They literally explained in the article why they have a data lake instead of just a data warehouse: their data model means it's slow and expensive to ingest that data into the warehouse from Postgres. The data lake is serving the same functions that the data warehouse did, but now that the volume of data has exceeded what the warehouse can handle, the data lake fills that gap.
I wrote another comment about why you'd need this in the first place:
Frankly the argument "they shouldn't need to query the data in their system" is kind of silly. If you don't want your data processed for the features and services the company offers, don't use them.
> Frankly the argument "they shouldn't need to query the data in their system" is kind of silly.
Neutral party here: that's not what they said.
A) Quotes shouldn't be there.
B) Heuristic I've started applying to my comments: if I'm tempted to "quote" something that isn't a quote, it means I don't fully understand what they mean and should ask a question. This dovetails nicely with the spirit of HN's "come with curiosity"
It is disquieting because:
A) This are very much ill-defined terms (what, exactly, is data lake, vs. data warehouse, vs. database?), and as far as I've had to understand this stuff, and a quick spot check of Google shows, it's about making it so you're accumulating more data in one place.

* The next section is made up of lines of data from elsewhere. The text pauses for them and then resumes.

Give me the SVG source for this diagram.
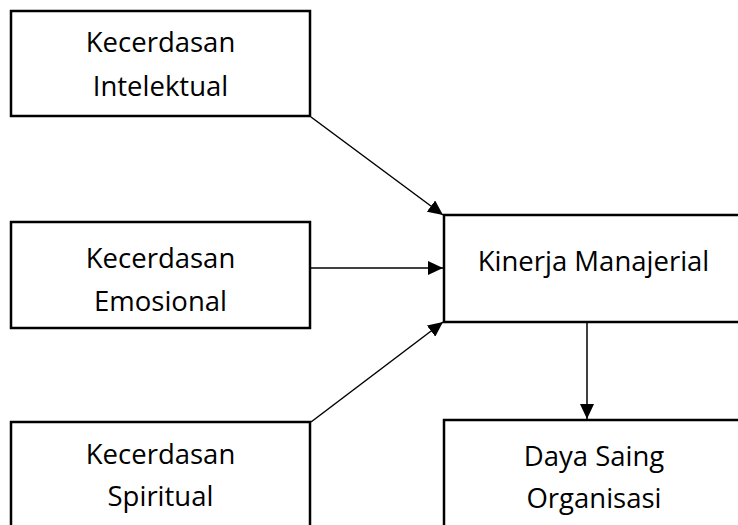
<svg xmlns="http://www.w3.org/2000/svg" width="738" height="525" viewBox="0 0 738 525">
<style>
.box{fill:#fff;stroke:#000;stroke-width:2.5}
.t{font-family:"Open Sans","Liberation Sans",sans-serif;font-size:27.5px;fill:#000;text-anchor:middle}
.c{stroke:#000;stroke-width:1.5;fill:none;marker-end:url(#ah)}
</style>
<defs>
<marker id="ah" markerUnits="userSpaceOnUse" markerWidth="16" markerHeight="14" refX="15" refY="7" orient="auto">
<path d="M0,0 L15,7 L0,14 Z" fill="#000"/>
</marker>
</defs>
<rect width="738" height="525" fill="#fff"/>
<g id="connectors">
<line class="c" x1="311" y1="117" x2="443" y2="215"/>
<line class="c" x1="311" y1="268" x2="443" y2="268"/>
<line class="c" x1="311" y1="422" x2="443" y2="322"/>
<line class="c" x1="587" y1="322" x2="587" y2="419"/>
</g>
<g id="n1">
<rect class="box" x="11" y="11" width="299" height="105"/>
<text class="t" x="160.5" y="52">Kecerdasan</text>
<text class="t" x="160.5" y="96">Intelektual</text>
</g>
<g id="n2">
<rect class="box" x="11" y="222" width="299" height="106"/>
<text class="t" x="160.5" y="268">Kecerdasan</text>
<text class="t" x="160.5" y="311">Emosional</text>
</g>
<g id="n3">
<rect class="box" x="11" y="422" width="299" height="110"/>
<text class="t" x="160.5" y="464">Kecerdasan</text>
<text class="t" x="160.5" y="506">Spiritual</text>
</g>
<g id="n4">
<rect class="box" x="444" y="215" width="300" height="107"/>
<text class="t" x="593.5" y="271">Kinerja Manajerial</text>
</g>
<g id="n5">
<rect class="box" x="444" y="420" width="300" height="110"/>
<text class="t" x="594" y="466">Daya Saing</text>
<text class="t" x="594" y="508">Organisasi</text>
</g>
</svg>
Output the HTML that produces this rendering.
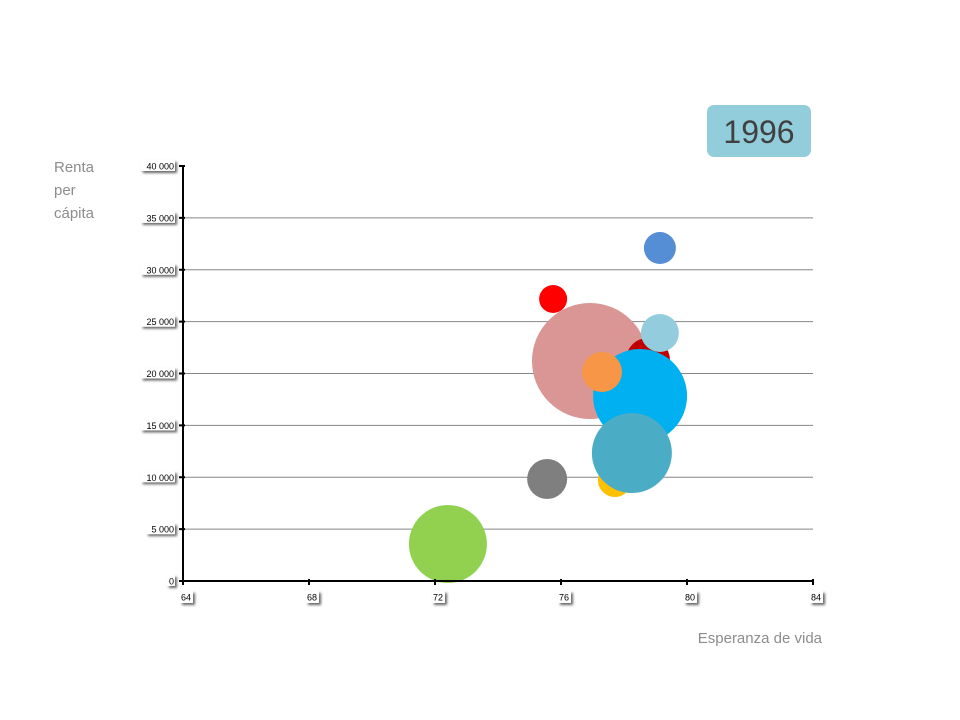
<!DOCTYPE html>
<html><head><meta charset="utf-8"><style>
body{margin:0;background:#fff;font-family:"Liberation Sans",sans-serif}
svg{display:block}
</style></head><body>
<svg id="c" width="960" height="720">
<defs><filter id="sh" x="-30%" y="-30%" width="170%" height="180%"><feDropShadow dx="2" dy="2" stdDeviation="1.2" flood-color="#000" flood-opacity="0.6"/></filter></defs>
<rect x="707" y="105" width="104" height="52" rx="7" fill="#92cddc"/>
<text x="759" y="143" text-anchor="middle" font-size="32" fill="#404040">1996</text>
<text font-size="15" fill="#8c8c8c"><tspan x="54" y="172">Renta</tspan><tspan x="54" y="195">per</tspan><tspan x="54" y="218">cápita</tspan></text>
<text x="822" y="643" text-anchor="end" font-size="15" fill="#8c8c8c">Esperanza de vida</text>
<g id="grid"></g><g id="bubbles"></g><g id="axes"></g>
</svg>
<script>
const xTicks=[64,68,72,76,80,84];
const yTicks=[0,5000,10000,15000,20000,25000,30000,35000,40000];
const yTickLabels=["0","5 000","10 000","15 000","20 000","25 000","30 000","35 000","40 000"];
const names=["green","gray","yellow","red","blue","pink","darkred","lightblue","cyan","orange","teal"];
const lifeExp=[72.41,75.56,77.71,75.75,79.14,76.92,78.76,79.14,78.51,77.30,78.25];
const income=[3566,9831,9735,27181,32096,21205,21300,23904,17831,20145,12337];
const sizes=[1521,400,289,196,256,3364,484,361,2209,400,1600];
const colors=["#92d050","#7f7f7f","#ffc000","#ff0000","#558ed5","#d99694","#c00000","#93cddd","#00b0f0","#f79646","#4bacc6"];
const NS="http://www.w3.org/2000/svg";
const X0=183,X1=813,Y0=581,Y1=166;
const xs=v=>X0+(v-64)/(84-64)*(X1-X0);
const ys=v=>Y0-(v/40000)*(Y0-Y1);
const rs=s=>Math.sqrt(s);
function mk(t,a,p){const e=document.createElementNS(NS,t);for(const k in a)e.setAttribute(k,a[k]);p.appendChild(e);return e;}
const grid=document.getElementById('grid'),bub=document.getElementById('bubbles'),ax=document.getElementById('axes');
yTicks.forEach((v,i)=>{
 if(v>0&&v<40000){const l=mk('line',{x1:X0,x2:X1,y1:ys(v),y2:ys(v),stroke:'#868686','stroke-width':1},grid);
 
 }
 const t=mk('line',{x1:X0-4,x2:X0+2,y1:ys(v),y2:ys(v),stroke:'#000','stroke-width':2},ax);
 
 
 const w=yTickLabels[i].length*5.2+3;
 const b=mk('rect',{x:X0-8-w,y:ys(v)-6,width:w,height:11,fill:'#fff',filter:'url(#sh)'},ax);
 
 
 const tx=mk('text',{x:X0-9,y:ys(v)+3.5,'text-anchor':'end','font-size':9,fill:'#000'},ax);
 tx.textContent=yTickLabels[i];
 
 
});
xTicks.forEach(v=>{
 const t=mk('line',{x1:xs(v),x2:xs(v),y1:Y0-2,y2:Y0+4,stroke:'#000','stroke-width':2},ax);
 
 
 const b=mk('rect',{x:xs(v)-3,y:Y0+10,width:13,height:12,fill:'#fff',filter:'url(#sh)'},ax);
 
 
 const tx=mk('text',{x:xs(v)-2,y:Y0+19.5,'font-size':9,fill:'#000'},ax);
 tx.textContent=String(v);
 
 
});
const xa=mk('line',{x1:X0,x2:X1+1,y1:Y0,y2:Y0,stroke:'#000','stroke-width':2},ax);


const ya=mk('line',{x1:X0,x2:X0,y1:Y1,y2:Y0+1,stroke:'#000','stroke-width':2},ax);


names.forEach((n,i)=>{
 const c=mk('circle',{cx:xs(lifeExp[i]),cy:ys(income[i]),r:rs(sizes[i]),fill:colors[i]},bub);
 
 
});
</script>
</body></html>
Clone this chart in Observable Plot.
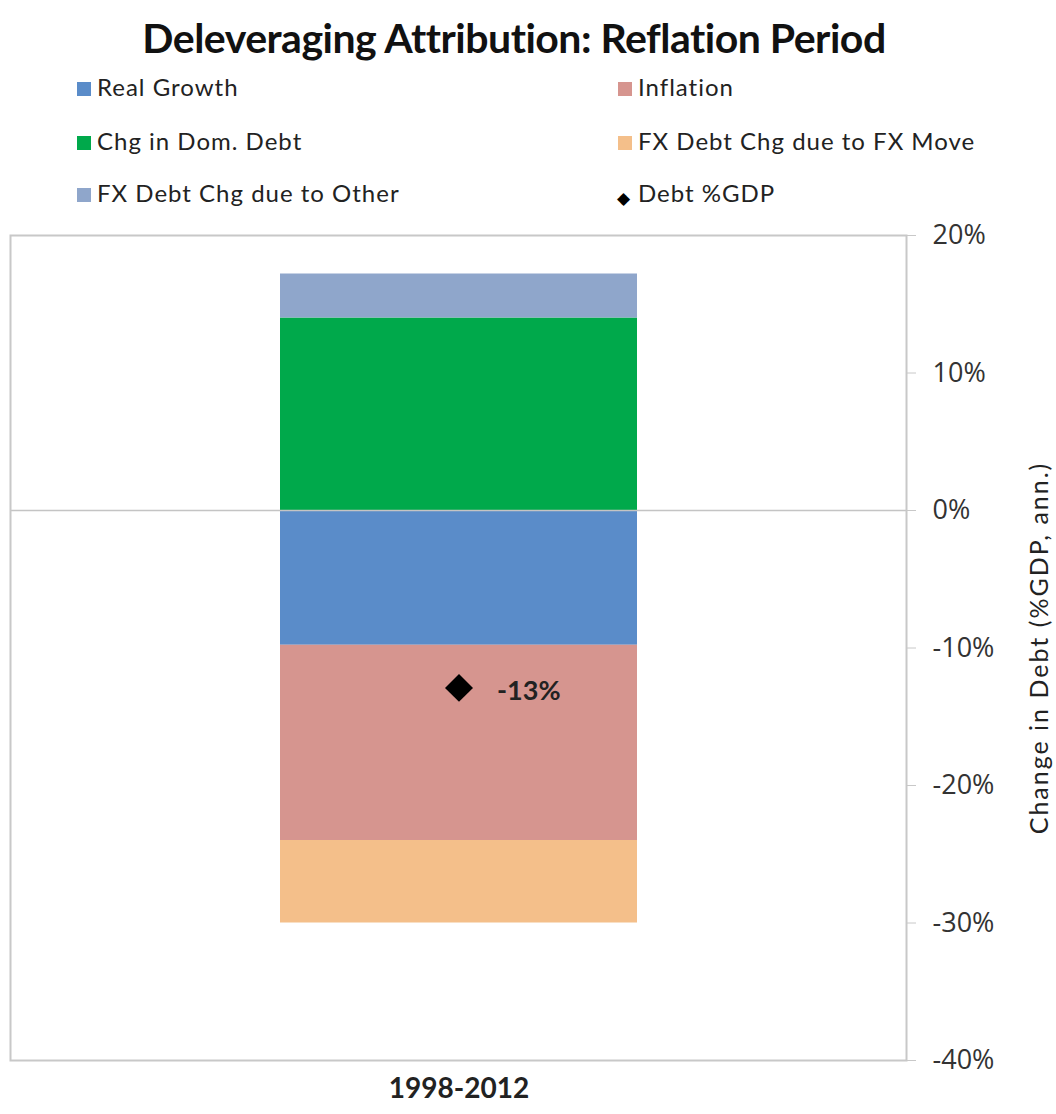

B) This is antithetical to a consumer's desired approach to data, which will described parodically as: stored individually, on one computer, behind 3 locked doors and 20 layers of encryption.
I wrote another comment about why you'd need this in the first place:
https://news.ycombinator.com/item?id=40961622
Frankly the argument "they shouldn't need to query the data in their system" is kind of silly. If you don't want your data processed for the features and services the company offers, don't use them.